London, Moscow, Chicago. Besides being great world cities, they now have something else in common: Jesper Olsen has run through them.
I’m in training for next month’s More Marathon in Central Park. Four hours of running through my favorite place in my favorite city. The course is 5 ½ loops around the park, where the sights, sounds and social scene keep your mind from dwelling on the masochism you’re engaged in. (See last spring’s Tour de Central Park post for route highlights.)
Marathon training is all about the weekly long runs, which get progressively longer until you tuck at least one 20 under your sneakers and start the sweet taper, which begins about three weeks before the race. This week I tackled my 18-miler.
While prepping body and mind for the 18 and trying not to think about what a scary number that is, I opened the March issue of Runner’s World and read about Jesper Olsen, a Danish political scientist who just nabbed a pedestal in the pantheon of overachieving ultrarunners, wild and crazy zero body fat folks who eat marathons for breakfast.
Eighteen miles? A mere warm-up jog for Olsen. The man just ran around the world. Six hundred and sixty-two days after setting out from Greenwich, England in January 2004, Olsen completed his "World Run Project."
16,263 miles. 26,232 kilometers. On foot. Pushing a stroller filled with 35 pounds of food, gear and extra sneakers. Moving fast. (Oh -- he did walk -- once, in Germany. For 10 minutes, to work out a knee twinge.)
I’ve posted before about interesting people who’ve combined travel with some sort of endurance challenge: Steve Vaught, who’s walking from California to New York to lose weight and save his life (see Fat Man Walking...across America); and Charles Veley, the self-proclaimed World’s Most Traveled Man (see Has Charles Veley been to the state of Chuuk? ). Vaught’s still pounding asphalt. He’s covered 2,210 miles and is now in western Ohio, some 600 miles from his finish line. And Veley’s still feverishly collecting immigration stamps. When I posted about him in August, he’d visited 518 of the world’s entities. He’s up to 570. Quite a busy six months. I can imagine Veley running his mind over his itinerary: If it’s Tuesday this must be Belgium... and Bermuda and Belize and Baja and maybe even Baker Island, if I can just catch that last plane and then a really, really fast boat and make the International Date Line work for me...

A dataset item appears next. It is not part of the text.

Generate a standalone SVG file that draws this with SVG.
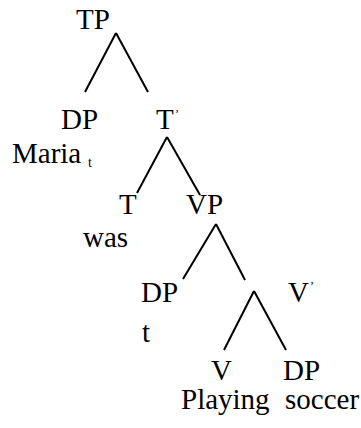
<svg xmlns="http://www.w3.org/2000/svg" width="361" height="428" viewBox="0 0 361 428">
<style>
line{stroke:#000;stroke-width:2}
</style>
<rect width="361" height="428" fill="#fff"/>
<g id="edges">
<line x1="116" y1="33" x2="85" y2="92"/>
<line x1="116" y1="33" x2="148" y2="92"/>
<line x1="167" y1="137" x2="137" y2="193"/>
<line x1="167" y1="137" x2="200" y2="195"/>
<line x1="216" y1="224" x2="183" y2="279"/>
<line x1="216" y1="224" x2="245" y2="280"/>
<line x1="254" y1="291" x2="224" y2="350"/>
<line x1="254" y1="291" x2="286" y2="350"/>
</g>
<g font-family="Liberation Serif" font-size="29" fill="#000">
<g id="tp"><text x="76" y="29">TP</text></g>
<g id="dp1"><text x="61" y="129">DP</text><text x="12" y="163">Maria</text><text font-size="14" x="88" y="167">t</text></g>
<g id="tbar"><text x="156" y="129">T</text><text font-size="12" x="175" y="118">’</text></g>
<g id="t"><text x="119" y="214">T</text><text x="83" y="247">was</text></g>
<g id="vp"><text x="186" y="214">VP</text></g>
<g id="dp2"><text x="141" y="302">DP</text><text x="142" y="342">t</text></g>
<g id="vbar"><text x="288" y="302">V</text><text font-size="12" x="310" y="290">’</text></g>
<g id="v"><text x="211" y="380">V</text><text x="181" y="409">Playing</text></g>
<g id="dp3"><text x="283" y="380">DP</text><text x="285" y="409">soccer</text></g>
</g>
</svg>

But Olsen really intrigues me. I’d love to party with this guy. (Because I certainly couldn’t run with him. He’s a 2:27 marathoner.) Some stats in Amby Burfoot’s Runner’s World story on Olsen reveal that Olsen’s longest day was 62.3 miles; he burned through 28 pair of shoes; he ran in temperatures that ranged from - 4 degrees Fahrenheit to 117; he lost 20 pounds running through Siberia because all the drought-plagued locals had to share was buckwheat.
When he’s not engaged in some ultrarunning feat (an ultra by definition is any run greater than a marathon), Olsen enjoys his hobbies. On his World Run Project Web site, Olsen shares this glimpse into his “Life besides running:”
“I like reading very much indeed. Philosophy, classical litterature, travel litterature, poetry.... Also light mountain climbing is one of my hobbyes. I have had my go at Mt. Blanc, 4807 meters, and last summer I went for a couple of week to walk in the Kaukasus mountains in the state of Azerbaijan; quite an expirience as many of the people in remote parts of the Azeri' areas has never seen tourists. On the way back I visited the huge and beautiful contry of Alexander Korotkov; Russia - what a training enviroment to have!”
Jesper Olsen. A guy who looks at Mont Blanc as “light” climbing, traverses the Caucasus for a few weeks when he wants some air, and circumnavigates the planet when he goes long.